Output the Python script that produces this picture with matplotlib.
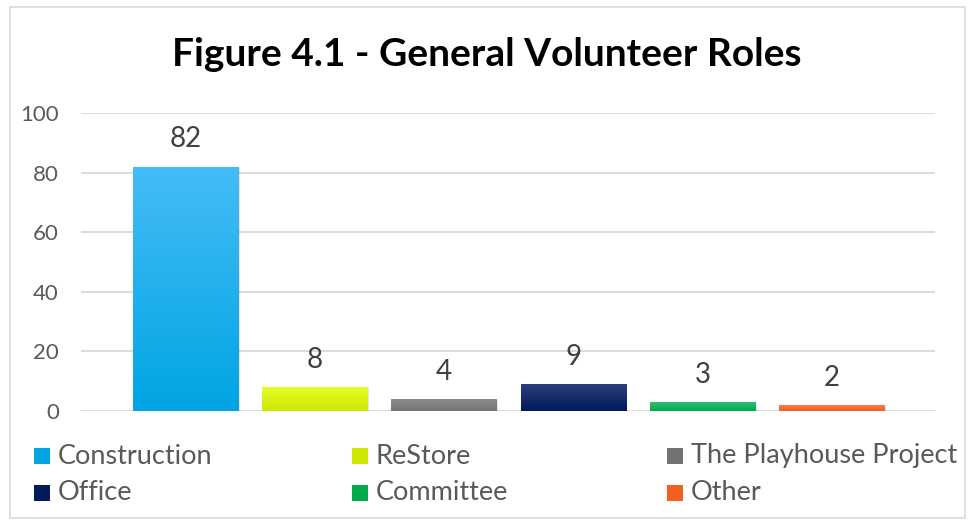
import numpy as np
import matplotlib
matplotlib.use("Agg")
import matplotlib.pyplot as plt
from matplotlib.colors import to_rgb
from matplotlib.patches import Rectangle

plt.rcParams['font.family'] = ['Lato', 'DejaVu Sans']

categories = ["Construction", "ReStore", "The Playhouse Project", "Office", "Committee", "Other"]
values = [82, 8, 4, 9, 3, 2]
top_colors = ["#45bcf7", "#e2ff2a", "#8c8c8c", "#2c3f78", "#2fbf6e", "#ff7a45"]
bottom_colors = ["#00a5e3", "#cfe600", "#737373", "#001a5c", "#00a84e", "#f0601f"]
yticks = [0, 20, 40, 60, 80, 100]

W, H = 974, 523
fig = plt.figure(figsize=(W / 100, H / 100), dpi=100)
fig.patch.set_facecolor("white")
fig.add_artist(Rectangle((10 / W, 5 / H), 955 / W, 511 / H, transform=fig.transFigure,
                         fill=False, edgecolor="#d9d9d9", linewidth=1.2))

ax = fig.add_axes([81 / W, (H - 411) / H, (935 - 81) / W, (411 - 113) / H])
ax.set_xlim(-0.81, 5.8)
ax.set_ylim(0, 100)

width = 0.815
x = np.arange(len(categories))
for xi, v, ct, cb in zip(x, values, top_colors, bottom_colors):
    # soft shadow
    ax.add_patch(Rectangle((xi - width / 2 + 0.012, -0.4), width, v, facecolor="#000000",
                           alpha=0.10, edgecolor="none", zorder=2))
    bar = ax.bar(xi, v, width=width, color=cb, edgecolor="none", zorder=3)[0]
    grad = np.linspace(0, 1, 256)[:, None]
    c0, c1 = np.array(to_rgb(cb)), np.array(to_rgb(ct))
    img = c0[None, None, :] * (1 - grad[:, :, None]) + c1[None, None, :] * grad[:, :, None]
    im = ax.imshow(img, extent=(xi - width / 2, xi + width / 2, 0, v), origin="lower",
                   aspect="auto", zorder=4, interpolation="bilinear")
    im.set_clip_path(bar)
    ax.text(xi, v + 9.2, str(v), ha="center", va="center", fontsize=20, color="#404040", zorder=5)

ax.set_yticks(yticks)
ax.set_yticklabels([str(t) for t in yticks], fontsize=16, color="#595959")
ax.set_xticks([])
ax.tick_params(axis="y", length=0, pad=16)
ax.grid(axis="y", color="#d9d9d9", linewidth=1.3, zorder=0)
ax.set_axisbelow(True)
for s in ax.spines.values():
    s.set_visible(False)

fig.text(487 / W, 1 - 55 / H, "Figure 4.1 - General Volunteer Roles", ha="center", va="center",
         fontsize=28, fontweight="bold", color="#000000")

# legend laid out row by row, three entries per row
col_x = [34, 352, 667]
row_y = [456, 493]
for i, (name, cb, ct) in enumerate(zip(categories, bottom_colors, top_colors)):
    cx = col_x[i % 3]
    cy = row_y[i // 3]
    fig.add_artist(Rectangle((cx / W, 1 - (cy + 8) / H), 16 / W, 16 / H, transform=fig.transFigure,
                             facecolor=cb, edgecolor="none"))
    fig.text((cx + 24) / W, 1 - cy / H, name, ha="left", va="center", fontsize=19.5, color="#595959")

fig.savefig("out.png", dpi=100, facecolor="white")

### Your instructions
Omit every picture, then reproduce the rest of the listing exactly.

### Right answer
Output the Python script that produces this picture with matplotlib.
import numpy as np
import matplotlib
matplotlib.use("Agg")
import matplotlib.pyplot as plt
from matplotlib.colors import to_rgb
from matplotlib.patches import Rectangle

plt.rcParams['font.family'] = ['Lato', 'DejaVu Sans']

categories = ["Construction", "ReStore", "The Playhouse Project", "Office", "Committee", "Other"]
values = [82, 8, 4, 9, 3, 2]
top_colors = ["#45bcf7", "#e2ff2a", "#8c8c8c", "#2c3f78", "#2fbf6e", "#ff7a45"]
bottom_colors = ["#00a5e3", "#cfe600", "#737373", "#001a5c", "#00a84e", "#f0601f"]
yticks = [0, 20, 40, 60, 80, 100]

W, H = 974, 523
fig = plt.figure(figsize=(W / 100, H / 100), dpi=100)
fig.patch.set_facecolor("white")
fig.add_artist(Rectangle((10 / W, 5 / H), 955 / W, 511 / H, transform=fig.transFigure,
                         fill=False, edgecolor="#d9d9d9", linewidth=1.2))

ax = fig.add_axes([81 / W, (H - 411) / H, (935 - 81) / W, (411 - 113) / H])
ax.set_xlim(-0.81, 5.8)
ax.set_ylim(0, 100)

width = 0.815
x = np.arange(len(categories))
for xi, v, ct, cb in zip(x, values, top_colors, bottom_colors):
    # soft shadow
    ax.add_patch(Rectangle((xi - width / 2 + 0.012, -0.4), width, v, facecolor="#000000",
                           alpha=0.10, edgecolor="none", zorder=2))
    bar = ax.bar(xi, v, width=width, color=cb, edgecolor="none", zorder=3)[0]
    grad = np.linspace(0, 1, 256)[:, None]
    c0, c1 = np.array(to_rgb(cb)), np.array(to_rgb(ct))
    img = c0[None, None, :] * (1 - grad[:, :, None]) + c1[None, None, :] * grad[:, :, None]
    im = ax.imshow(img, extent=(xi - width / 2, xi + width / 2, 0, v), origin="lower",
                   aspect="auto", zorder=4, interpolation="bilinear")
    im.set_clip_path(bar)
    ax.text(xi, v + 9.2, str(v), ha="center", va="center", fontsize=20, color="#404040", zorder=5)

ax.set_yticks(yticks)
ax.set_yticklabels([str(t) for t in yticks], fontsize=16, color="#595959")
ax.set_xticks([])
ax.tick_params(axis="y", length=0, pad=16)
ax.grid(axis="y", color="#d9d9d9", linewidth=1.3, zorder=0)
ax.set_axisbelow(True)
for s in ax.spines.values():
    s.set_visible(False)

fig.text(487 / W, 1 - 55 / H, "Figure 4.1 - General Volunteer Roles", ha="center", va="center",
         fontsize=28, fontweight="bold", color="#000000")

# legend laid out row by row, three entries per row
col_x = [34, 352, 667]
row_y = [456, 493]
for i, (name, cb, ct) in enumerate(zip(categories, bottom_colors, top_colors)):
    cx = col_x[i % 3]
    cy = row_y[i // 3]
    fig.add_artist(Rectangle((cx / W, 1 - (cy + 8) / H), 16 / W, 16 / H, transform=fig.transFigure,
                             facecolor=cb, edgecolor="none"))
    fig.text((cx + 24) / W, 1 - cy / H, name, ha="left", va="center", fontsize=19.5, color="#595959")

fig.savefig("out.png", dpi=100, facecolor="white")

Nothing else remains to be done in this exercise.